In fact, it’s difficult for me to review this album, because I can’t really pinpoint West’s influences exactly. Usually, I know enough about different styles of music to comment on them, but all I can say about this album is it is industrial and dark. Even by West’s standards.

This may be the face of the Lord, but critics wouldn’t dare crucify such a righteous album. (AP Photo)

That said, this isn’t a “Wall of Sound” style of production. Apparently, Rick Rubin was brought in, as the album was nearing completion, to strip down its sound to the bare essentials. And frankly, the extra space that comes with Rubin’s production is what makes the album so incredibly dark.

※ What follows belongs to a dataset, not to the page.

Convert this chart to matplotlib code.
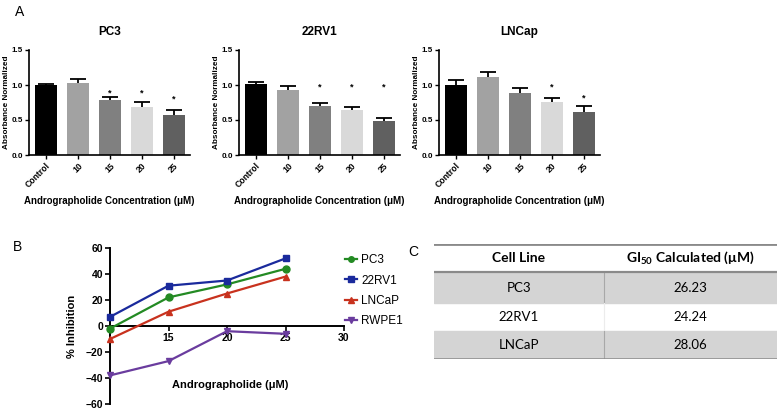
import numpy as np
import matplotlib
matplotlib.use("Agg")
import matplotlib.pyplot as plt

plt.rcParams["font.family"] = ["Liberation Sans", "DejaVu Sans"]
plt.rcParams["mathtext.fontset"] = "custom"
plt.rcParams["mathtext.rm"] = "Lato"
plt.rcParams["mathtext.bf"] = "Lato:bold"

# Panel A data
conc_labels = ["Control", "10", "15", "20", "25"]
bar_colors = ["#000000", "#a2a2a2", "#808080", "#d9d9d9", "#606060"]
cell_titles = ["PC3", "22RV1", "LNCap"]
pc3_mean = [1.00, 1.03, 0.78, 0.68, 0.57]
pc3_err = [0.02, 0.06, 0.05, 0.08, 0.08]
rv1_mean = [1.01, 0.93, 0.70, 0.65, 0.48]
rv1_err = [0.03, 0.06, 0.04, 0.03, 0.05]
lncap_mean = [1.00, 1.11, 0.89, 0.76, 0.62]
lncap_err = [0.07, 0.08, 0.07, 0.06, 0.08]
# significance stars: (bar index, height)
pc3_stars = [(2, 0.89), (3, 0.89), (4, 0.80)]
rv1_stars = [(2, 0.97), (3, 0.97), (4, 0.97)]
lncap_stars = [(3, 0.97), (4, 0.82)]

# Panel B data
doses = [10, 15, 20, 25]
inh_pc3 = [-2, 22, 32, 44]
inh_22rv1 = [7, 31, 35, 52]
inh_lncap = [-10, 11, 25, 38]
inh_rwpe1 = [-38, -27, -4, -6]

# Panel C data
table_header = ["Cell Line", r"GI$_{\mathbf{50}}$ Calculated (μM)"]
table_cells = ["PC3", "22RV1", "LNCaP"]
table_gi50 = ["26.23", "24.24", "28.06"]

fig = plt.figure(figsize=(7.8, 4.12), dpi=100)

W, H = 780.0, 412.0
panels = [
    (29, pc3_mean, pc3_err, pc3_stars),
    (239, rv1_mean, rv1_err, rv1_stars),
    (439, lncap_mean, lncap_err, lncap_stars),
]
x = np.arange(len(conc_labels))
for (left, mean, err, stars), title in zip(panels, cell_titles):
    ax = fig.add_axes([left / W, 1 - 155 / H, 161 / W, 105 / H])
    ax.bar(x, mean, width=0.7, color=bar_colors, zorder=2)
    _, caps, _ = ax.errorbar(x, mean, yerr=[np.zeros(len(err)), err],
                             fmt="none", ecolor="black", elinewidth=1.3,
                             capsize=5.5, capthick=1.3, zorder=3,
                             clip_on=False)
    caps[0].set_visible(False)
    for i, h in stars:
        ax.text(i, h, "*", ha="center", va="center", fontsize=6.5,
                fontweight="bold")
    ax.set_xlim(-0.53, 4.5)
    ax.set_ylim(0, 1.5)
    ax.set_yticks([0.0, 0.5, 1.0, 1.5])
    ax.set_yticklabels(["0.0", "0.5", "1.0", "1.5"], fontsize=5.8,
                       fontweight="bold")
    ax.set_xticks(x)
    ax.set_xticklabels(conc_labels, rotation=45, ha="right",
                       rotation_mode="anchor", fontsize=6.2,
                       fontweight="bold")
    for s in ["top", "right"]:
        ax.spines[s].set_visible(False)
    for s in ["left", "bottom"]:
        ax.spines[s].set_linewidth(1.2)
    ax.tick_params(length=3, width=1.0, pad=1.2)
    ax.set_ylabel("Absorbance Normalized", fontsize=5.9, fontweight="bold",
                  labelpad=1.5)
    ax.set_xlabel("Andrographolide Concentration (μM)", fontsize=7,
                  fontweight="bold", labelpad=5)
    ax.set_title(title, fontsize=8.5, fontweight="bold", pad=11)

fig.text(20 / W, 1 - 12 / H, "A", fontsize=10, ha="center", va="center")
fig.text(18 / W, 1 - 247 / H, "B", fontsize=10, ha="center", va="center")
fig.text(413 / W, 1 - 252 / H, "C", fontsize=10, ha="center", va="center")

# Panel B
axb = fig.add_axes([110 / W, 1 - 404 / H, 234 / W, 156 / H])
series = [
    ("PC3", inh_pc3, "#238a23", "o"),
    ("22RV1", inh_22rv1, "#1a2a9c", "s"),
    ("LNCaP", inh_lncap, "#c8321e", "^"),
    ("RWPE1", inh_rwpe1, "#6a3c9e", "v"),
]
for name, vals, col, mk in series:
    axb.plot(doses, vals, color=col, marker=mk, markersize=5, lw=1.6,
             label=name, clip_on=False, zorder=3)
axb.set_xlim(10, 30)
axb.set_ylim(-60, 60)
axb.set_xticks([15, 20, 25, 30])
axb.set_yticks([-60, -40, -20, 0, 20, 40, 60])
axb.spines["bottom"].set_position(("data", 0))
for s in ["top", "right"]:
    axb.spines[s].set_visible(False)
for s in ["left", "bottom"]:
    axb.spines[s].set_linewidth(1.4)
axb.tick_params(length=3.5, width=1.2, labelsize=7.5, pad=1.5)
for lab in axb.get_xticklabels() + axb.get_yticklabels():
    lab.set_fontweight("bold")
axb.set_ylabel("% Inhibition", fontsize=8, fontweight="bold", labelpad=6)
axb.text(20.3, -45, "Andrographolide (μM)", fontsize=8, fontweight="bold",
         ha="center", va="center")
axb.legend(loc="upper left", bbox_to_anchor=(0.985, 0.99), frameon=False,
           fontsize=8.5, handlelength=1.0, handletextpad=0.35,
           labelspacing=0.7, borderaxespad=0, markerscale=0.8)

# Panel C table
axc = fig.add_axes([434 / W, 1 - 359 / H, 343 / W, 115 / H])
axc.set_xlim(0, 343)
axc.set_ylim(115, 0)
axc.axis("off")
row_h = [28, 31, 28, 28]
tops = np.cumsum([0] + row_h[:-1])
col_x = [0, 170, 343]
for r in range(len(table_cells)):
    y0 = tops[r + 1]
    if r % 2 == 0:
        axc.add_patch(plt.Rectangle((0, y0), 343, row_h[r + 1],
                                    color="#d4d4d4", zorder=1))
        axc.plot([170, 170], [y0, y0 + row_h[r + 1]], color="#a8a8a8",
                 lw=0.8, zorder=2)
    else:
        axc.plot([170, 170], [y0, y0 + row_h[r + 1]], color="#ececec",
                 lw=0.8, zorder=2)
    axc.text(85, y0 + row_h[r + 1] / 2, table_cells[r], fontsize=9.5,
             family="Lato", ha="center", va="center", zorder=3)
    axc.text(256, y0 + row_h[r + 1] / 2, table_gi50[r], fontsize=9.5,
             family="Lato", ha="center", va="center", zorder=3)
for j, head in enumerate(table_header):
    axc.text((col_x[j] + col_x[j + 1]) / 2, 14, head, fontsize=10,
             family="Lato", fontweight="bold", ha="center", va="center")
axc.plot([0, 343], [0, 0], color="#8a8a8a", lw=2, zorder=4)
axc.plot([0, 343], [28, 28], color="#8a8a8a", lw=1.6, zorder=4)
axc.plot([0, 343], [115, 115], color="#8a8a8a", lw=1.8, zorder=4)

fig.savefig("out.png", dpi=100)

Also in abundance is West’s use of completely uncongenial samples. This is the reason why I truly respect Kanye West and have no qualms about his sampling methods. He is a master at taking multiple samples from songs of completely different genres and blending them together, creating a new song that sounds completely natural.

So basically, the music on this album is top quality and, next to Macklemore, probably the most interestingly produced rap you will hear this year.

And then there are the lyrics.

Now, Kanye West isn’t typically known for having the most insightful lyrics. His verses usually discuss how blacks should be better represented and how he’s the greatest thing since sliced bread. He also writes about his wealth, women and his … you know. And believe me, all of those are abundant here.

Yet somehow, West seems less full of himself talking about these themes. Maybe it’s the way he almost screams his lines out of anger. It’s not just that Kanye West thinks that he is a god — he’s going to make you believe it, too.

So, in conclusion, half of you reading this review will hate “Yeezus.” Others will just be plain confused by it. Those remaining might have a standing chance of liking this album. And Kanye West really couldn’t care less.

West knows he produced a masterpiece, and he didn’t produce it out of a desire for fame or money. He made this album because it was the album he wanted to make. And he doesn’t care if the mainstream ever gets it. And that is what true art is all about.